Tahar Houchi
le 08.12.13 | 10h00
«Contrairement au cinéma iranien qui s’est libéré petit à petit du joug du pouvoir, pour le cinéma algérien la crise des années 1990
l’a achevé».
Tahar Houchi est journaliste, critique, scénariste, réalisateur et directeur artistique algérien. Installé à Genève (Suisse) depuis plusieurs années, il a sillonné les festivals et accompagné les rares films du cinéma algérien moribond durant la décennie noire. Il a couvert Cannes, Venise et Berlin pour des journaux algériens, notamment Liberté, suisses et luxembourgeois. Il a effectué des stages de réalisation en Suisse et à Londres. Cela l’a amené à fonder et à diriger le Festival du film oriental de Genève qui prépare sa 9e édition. Dans ce cadre, il a organisé et dirigé plusieurs ateliers de réalisation et de critique en Algérie et au Maroc. Après avoir fait le tour du métier, il a décidé de faire l’expérience de la réalisation. «J’ai écrit 3 cours sur l’enfance. Une trilogie. J’ai réalisé Yidir en 2012, Koceila que je viens de terminer et le dernier qui sera tourné l’an prochain en Kabylie.»
Questionné sur la situation actuelle du cinéma en Algérie, il dira : «Contrairement à ce que l’on croit, le cinéma algérien n’a jamais vraiment décollé. Mis à part quelques exceptions, nous avons eu droit à un cinéma de propagande sans grande originalité. Il faut par ailleurs lui reconnaître son prolongement thérapeutique. Le peuple s’est soigné avec les films de guerre, mais en même temps ils l’ont enfoncé et fixé dans une vision passéiste. Il y avait absence de projection d’avenir et d’ouverture sur le monde». Et d’ajouter : «Contrairement au cinéma iranien qui s’est libéré petit à petit du joug du pouvoir, pour le cinéma algérien la crise des années 1990 l’a achevé. Il faut dire aussi que le système ne se prête pas à l’éclosion d’un mouvement avant-gardiste. Que pouvons-nous attendre de la part de réalisateurs
fonctionnaires ? Il est inadmissible que nos acteurs et actrices se retrouvent sans pension. Bref, le terrain n’était pas propice à la fertilité et à la créativité. On a presque réalisé le même film sur la Révolution.
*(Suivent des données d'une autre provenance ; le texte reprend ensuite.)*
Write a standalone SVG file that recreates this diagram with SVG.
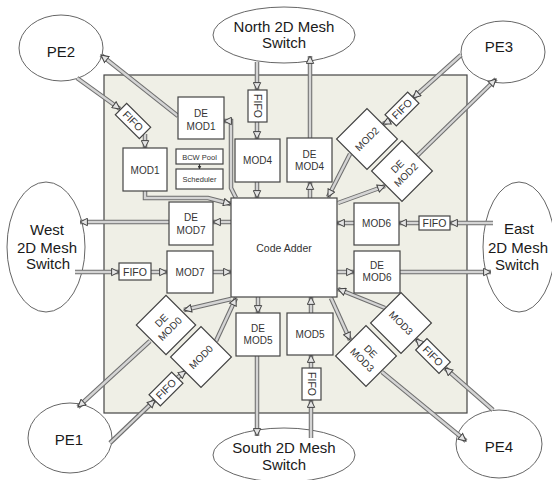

Ce qui est malheureux, c’est que l’on continue à produire le même.»
M. Houchi estime que le cinéma algérien, tout comme ses voisins marocain et tunisien, se retrouve inféodé au système. «On fait des films, on les montre un peu dans les festivals et on les enterre dans des magasins coûteux. Fort heureusement, quelques réalisateurs se sont libérés de ces chaînes pour nous offrir quelques bijoux cités dans toutes les cinémathèques et festivals du monde comme des références classiques». Les ingrédients d’un film à grand succès ? Pour Tahar Houchi, il faut séparer deux choses : le bon et succès. «Pour le deuxième, les gens aiment les films qui parlent d’eux, prend en charge leurs problèmes, des personnages auxquels ils s’identifient. Plus le film est universel, humain et touchant, plus ses chances d’emporter l’adhésion populaire sont grandes».
Pour étayer son argumentaire, notre confrère souligne : «Quand Walt Disney a décidé de faire Blanche-Neige, tout le monde le prenait pour un fou. Mais la magnifique réaction du public lui a donné raison. Un bon film ne plaît pas forcément au public. C’est celui qui cherche l’originalité, la créativité, l’innovation, l’esthétique... Mais ni l’un ni l’autre ne peut se faire sans maîtrise parfaite du langage cinématographique. On peut comparer cela à la langue. Tout le monde possède les mêmes mots, ce trésor commun, pour ainsi paraphraser Ferdinand de Saussure. Mais seuls Baudelaire, Verlaine, Victor Hugo et leurs semblables peuvent nous émouvoir avec leur composition lyrique ou prosaïque».
Autre manque dommageable pour le cinéma algérien, complète M. Houchi, c’est le manque de critiques spécialisés. «Contrairement à nos voisins, et qui ne sont pas d’ailleurs au top des normes internationales faute de formation, le discours critique est totalement absent. Alors, on assiste à des piges qui ressemblent au mieux à des chroniques historiques, au pire aux causeries du lundi. Pourtant, les bases ont été jetées avant. Il existait des revues de critique.» Et de conclure : «Le discours critique pour le cinéma est ce que l’oxygène est pour l’être humain. Il faut que les festivals algériens puissent penser à monter des ateliers critiques plutôt que de se contenter d’aligner des films et de distribuer -des prix.»